Leadership and Ethics on Wall Street

  • The retirement savings crisis is so hairy, such a downer, that we’re not even talking about it anymore. $14T missing dollars, assuming Social Security and Medicare are solvent (they’re not).
  • What if you knew there were huge strides that could grow the economy in the US by 9%?
  • We need to shift our lens. We need to look at a different lens and recognize that the retirement savings crisis is a woman’s crisis. Women retire with 2/3 the money and live 6-8 years longer.

  • There is real power in the intersection of women and money. This could increase our savings gap by a third.
  • Let’s tilt the lens a bit more, because the power of diversity also gets activated in the process. Diverse teams outperform smarter and more capable teams, in general. Adding more smarts or superstar power doesn’t add much, but adding a different perspective adds a lot.
  • Why talk about this? I worked Wall Street for twenty years and ran parts of Merrill Lynch after the sub-prime crisis.
  • First job on wall street was not great sounding. In 1994, she wrote her first report saying sub-prime would crash and she was told not to publish. She published it anyway, because she was brand-new and had been hired to do the best job for her clients, even if it meant telling them something they want to hear.
  • Women take jobs primarily for meaning and purpose, research shows.
  • 14 years later.
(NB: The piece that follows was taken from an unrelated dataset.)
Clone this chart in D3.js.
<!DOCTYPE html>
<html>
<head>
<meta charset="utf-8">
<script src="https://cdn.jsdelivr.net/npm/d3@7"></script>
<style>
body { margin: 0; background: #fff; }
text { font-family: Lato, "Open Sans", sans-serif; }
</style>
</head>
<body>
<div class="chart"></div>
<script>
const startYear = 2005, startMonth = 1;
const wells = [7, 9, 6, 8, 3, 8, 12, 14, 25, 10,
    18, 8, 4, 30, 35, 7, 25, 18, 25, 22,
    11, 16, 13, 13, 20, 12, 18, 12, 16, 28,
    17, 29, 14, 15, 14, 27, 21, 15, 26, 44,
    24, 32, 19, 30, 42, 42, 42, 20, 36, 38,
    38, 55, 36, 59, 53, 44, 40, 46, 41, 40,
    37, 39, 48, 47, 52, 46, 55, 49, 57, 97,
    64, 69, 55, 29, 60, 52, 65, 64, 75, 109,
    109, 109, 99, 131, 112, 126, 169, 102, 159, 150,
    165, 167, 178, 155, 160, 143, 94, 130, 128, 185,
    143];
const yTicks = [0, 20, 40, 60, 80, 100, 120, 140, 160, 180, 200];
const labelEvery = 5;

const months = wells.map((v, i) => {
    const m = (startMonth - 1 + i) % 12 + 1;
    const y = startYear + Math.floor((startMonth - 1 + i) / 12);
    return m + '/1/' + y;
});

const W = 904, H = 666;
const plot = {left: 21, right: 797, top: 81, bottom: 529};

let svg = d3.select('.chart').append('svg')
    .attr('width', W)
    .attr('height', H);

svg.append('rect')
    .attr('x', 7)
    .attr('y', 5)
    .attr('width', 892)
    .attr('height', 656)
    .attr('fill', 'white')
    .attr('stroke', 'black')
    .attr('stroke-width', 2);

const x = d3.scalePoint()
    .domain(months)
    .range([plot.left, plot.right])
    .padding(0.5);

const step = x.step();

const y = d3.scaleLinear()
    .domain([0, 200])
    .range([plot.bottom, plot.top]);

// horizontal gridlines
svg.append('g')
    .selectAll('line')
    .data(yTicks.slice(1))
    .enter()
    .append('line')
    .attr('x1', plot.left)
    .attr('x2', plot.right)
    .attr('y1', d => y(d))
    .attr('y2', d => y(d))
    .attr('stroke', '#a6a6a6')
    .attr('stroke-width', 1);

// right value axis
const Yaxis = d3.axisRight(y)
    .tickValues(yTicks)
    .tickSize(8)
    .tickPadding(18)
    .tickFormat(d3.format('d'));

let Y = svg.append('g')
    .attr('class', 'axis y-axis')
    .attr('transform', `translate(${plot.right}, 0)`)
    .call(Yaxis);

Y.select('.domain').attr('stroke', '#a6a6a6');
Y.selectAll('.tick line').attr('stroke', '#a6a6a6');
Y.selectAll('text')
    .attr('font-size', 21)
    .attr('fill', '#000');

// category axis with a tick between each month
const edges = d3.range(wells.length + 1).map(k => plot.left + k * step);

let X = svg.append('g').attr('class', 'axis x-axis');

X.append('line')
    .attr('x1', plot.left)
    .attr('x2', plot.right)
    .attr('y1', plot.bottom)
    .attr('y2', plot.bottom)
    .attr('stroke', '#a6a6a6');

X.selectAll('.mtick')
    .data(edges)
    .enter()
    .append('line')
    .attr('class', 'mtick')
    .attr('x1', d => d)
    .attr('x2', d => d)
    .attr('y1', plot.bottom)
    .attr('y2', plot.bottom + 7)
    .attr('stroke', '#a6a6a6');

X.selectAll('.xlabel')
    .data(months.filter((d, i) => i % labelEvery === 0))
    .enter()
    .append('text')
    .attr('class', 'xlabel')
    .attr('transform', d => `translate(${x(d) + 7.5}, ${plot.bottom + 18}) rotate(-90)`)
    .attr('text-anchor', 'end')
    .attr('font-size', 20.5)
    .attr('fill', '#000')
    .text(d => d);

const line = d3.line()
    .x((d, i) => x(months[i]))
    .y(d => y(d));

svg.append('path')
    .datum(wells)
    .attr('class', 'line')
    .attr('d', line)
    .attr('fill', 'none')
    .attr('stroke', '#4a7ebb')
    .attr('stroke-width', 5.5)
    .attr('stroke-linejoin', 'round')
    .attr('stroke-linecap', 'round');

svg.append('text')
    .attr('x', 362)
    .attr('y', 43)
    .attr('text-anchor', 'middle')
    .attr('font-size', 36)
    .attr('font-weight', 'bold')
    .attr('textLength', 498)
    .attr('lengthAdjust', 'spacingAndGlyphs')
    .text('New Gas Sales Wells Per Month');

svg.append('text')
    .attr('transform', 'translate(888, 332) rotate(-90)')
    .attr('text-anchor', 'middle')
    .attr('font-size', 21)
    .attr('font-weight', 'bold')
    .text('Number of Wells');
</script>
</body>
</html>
They slammed into the 2007 sub-prime downturn. Suffice it to say they sold what they thought were low risk, and those products were lost almost completely. Her determination was that they hadn’t been evil, just dumb. She thought they should share some of the losses with the clients. Brand-new CEO says no. Board voted to partially reimburse clients, and she was fired. She did it again at Merrill Lynch.
  • Was she right or wrong? She thought she was right. She thought it was ethical. But what she was really thinking in the moment was the clients and how they were suffering for her company’s mistake. Research tells her that this kind of relationship focus was very female. She’s the only big person on Wall Street who returned money. Her voice was different, and that kind of difference can drive different results.
  • Diverse teams are not efficient; they take longer. But they make more effective decisions. So why aren’t we making more progress here? Diversity is hard and we have inherent biases.

3 thoughts to drive diversity:

  1. Recognize the differences – they are strengths. There is false comfort in agreement.
  2. To improve diversity we need to start asking not, “Who’s the best person for the job?” because the best person generally looks like us, but, “Do we have the strongest team in place?” Have we balanced the historian with the dreamer, the optimist with the pessimist, etc.?
  3. Value your people. Women and millennials in particular see through the insincerity.